The question merits pondering on the January 8 anniversary of the Arizona mass shooting which killed six people, severely injured a member of congress, Gabrielle Giffords, and rekindled the seemingly endless on-and-off debate over gun regulations in the United States, the country with the greatest number of firearms in private hands.
Judging from the background checks gun dealers filed to the Federal Bureau of Investigation (FBI), that number jumped by around 1.5 million in December, thanks partly to a spurt of buying around Christmas. For Arizona gun enthusiasts who left firearms out of their Christmas giving, gun shows in Tucson and Phoenix provide another shopping opportunity on the Giffords shooting anniversary.
Advocates of tighter restrictions on firearms have long insisted that more guns equal more violence but a series of FBI statistics released in 2011 makes one wonder about that assumption. Gun sales have risen by twelve percent nationally over the last three years, initially spurred by mistaken fears that President Barack Obama would push for tighter controls. In the same period, violent crime (murder, rape, robbery and aggravated assault) dropped steadily and now stands at a 37-year low.

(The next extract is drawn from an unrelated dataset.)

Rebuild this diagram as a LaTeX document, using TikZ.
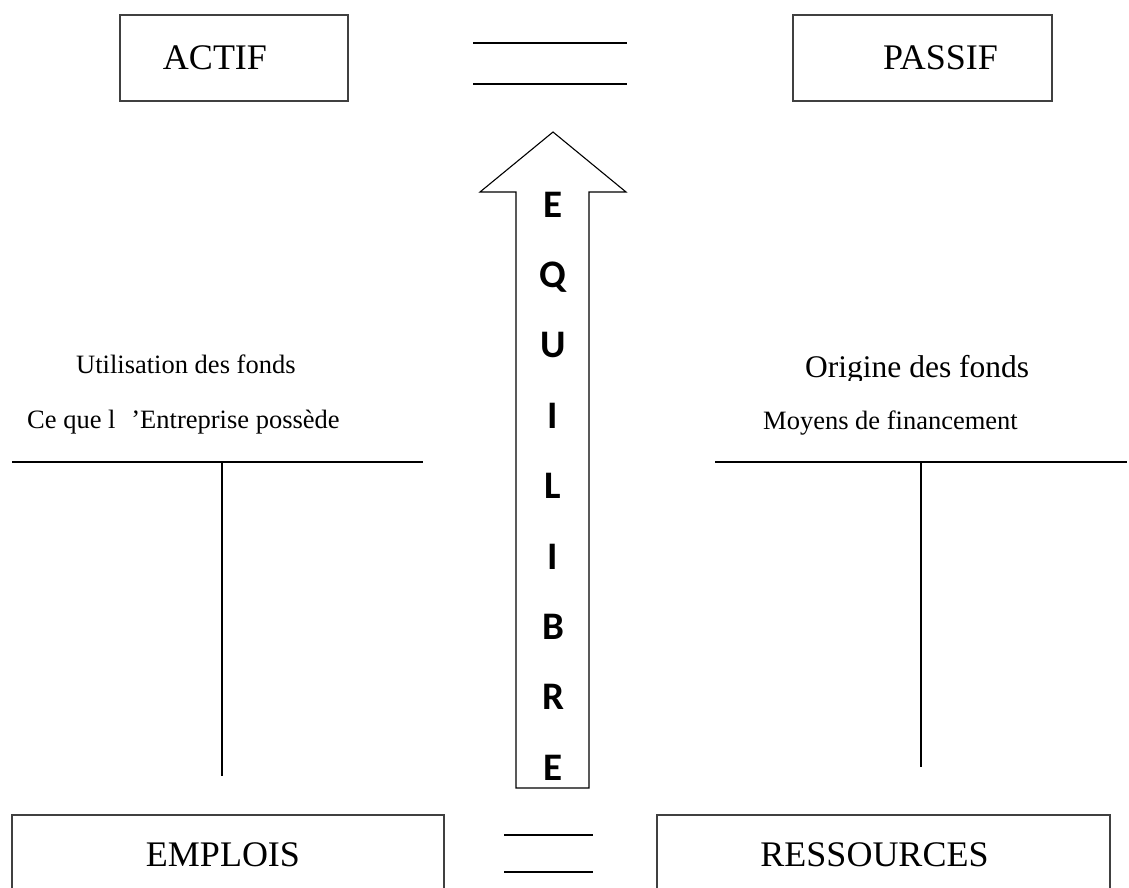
\documentclass[tikz,border=0pt]{standalone}
\usepackage{fontspec}
\setmainfont{Liberation Serif}
\newfontfamily\calib{Carlito}
\begin{document}
\begin{tikzpicture}[x=1pt,y=-1pt,
  bigbox/.style={draw=black!75, line width=1.1pt, inner sep=0pt, font=\fontsize{36}{36}\selectfont},
  eqline/.style={line width=2.4pt},
  tline/.style={line width=2pt},
  small/.style={inner sep=0pt, anchor=base west, font=\fontsize{26.5}{26.5}\selectfont},
  letter/.style={inner sep=0pt, anchor=base, font=\calib\bfseries\fontsize{39}{39}\selectfont}]
\useasboundingbox (0,0) rectangle (1129,887);
\clip (0,0) rectangle (1129,887);

% boxes
\node[bigbox, minimum width=228pt, minimum height=86pt] (actif) at (234,58) {ACTIF\hspace*{38pt}};
\node[bigbox, minimum width=259pt, minimum height=86pt] (passif) at (922.5,58) {\hspace*{36pt}PASSIF};
\node[bigbox, minimum width=432pt, minimum height=80pt] (emplois) at (228,855) {EMPLOIS\hspace*{10pt}};
\node[bigbox, minimum width=453pt, minimum height=80pt] (ressources) at (883.5,855) {RESSOURCES\hspace*{18pt}};

% equal signs
\coordinate (t1a) at (473,43); \coordinate (t1b) at (627,43);
\coordinate (t2a) at (473,84); \coordinate (t2b) at (627,84);
\draw[eqline] (t1a) -- (t1b);
\draw[eqline] (t2a) -- (t2b);
\coordinate (b1a) at (504,835); \coordinate (b1b) at (593,835);
\coordinate (b2a) at (504,872); \coordinate (b2b) at (593,872);
\draw[eqline] (b1a) -- (b1b);
\draw[eqline] (b2a) -- (b2b);

% arrow
\draw[line width=1.1pt, line join=miter] (516,788) -- (516,192) -- (480,192) -- (553,132) -- (626,192) -- (589,192) -- (589,788) -- cycle;
\foreach \l [count=\i from 0] in {E,Q,U,I,L,I,B,R,E}{
  \node[letter] (L\i) at (553,{217+70.4*\i}) {\l};
}

% left T account
\coordinate (lh1) at (12,462); \coordinate (lh2) at (423,462);
\coordinate (lv1) at (222,462); \coordinate (lv2) at (222,776);
\draw[tline] (lh1) -- (lh2);
\draw[tline] (lv1) -- (lv2);
\node[small] (util) at (76,373) {Utilisation des fonds};
\node[small] (cequ) at (27,428) {Ce que l\hspace{0.6em}’Entreprise possède};

% right T account
\coordinate (rh1) at (715,462); \coordinate (rh2) at (1127,462);
\coordinate (rv1) at (921,462); \coordinate (rv2) at (921,767);
\draw[tline] (rh1) -- (rh2);
\draw[tline] (rv1) -- (rv2);
\begin{scope}
\clip (700,300) rectangle (1129,380.5);
\node[small, font=\fontsize{31.5}{31.5}\selectfont] (orig) at (805,377) {Origine des fonds};
\end{scope}
\node[small] (moy) at (763,429) {Moyens de financement};
\end{tikzpicture}
\end{document}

Does this vindicate the school of thought that holds that armed citizens are the best defense against crime? “The numbers are consistent with what I’ve been saying for a long time,” says John Lott, author of a controversial 1997 study entitles More Guns, Less Crime. “When bans on guns, as in Chicago and Washington DC, were lifted, murders actually declined,” he said in an interview. (Washington recorded 145 murders in 2009 and 132 in 2010).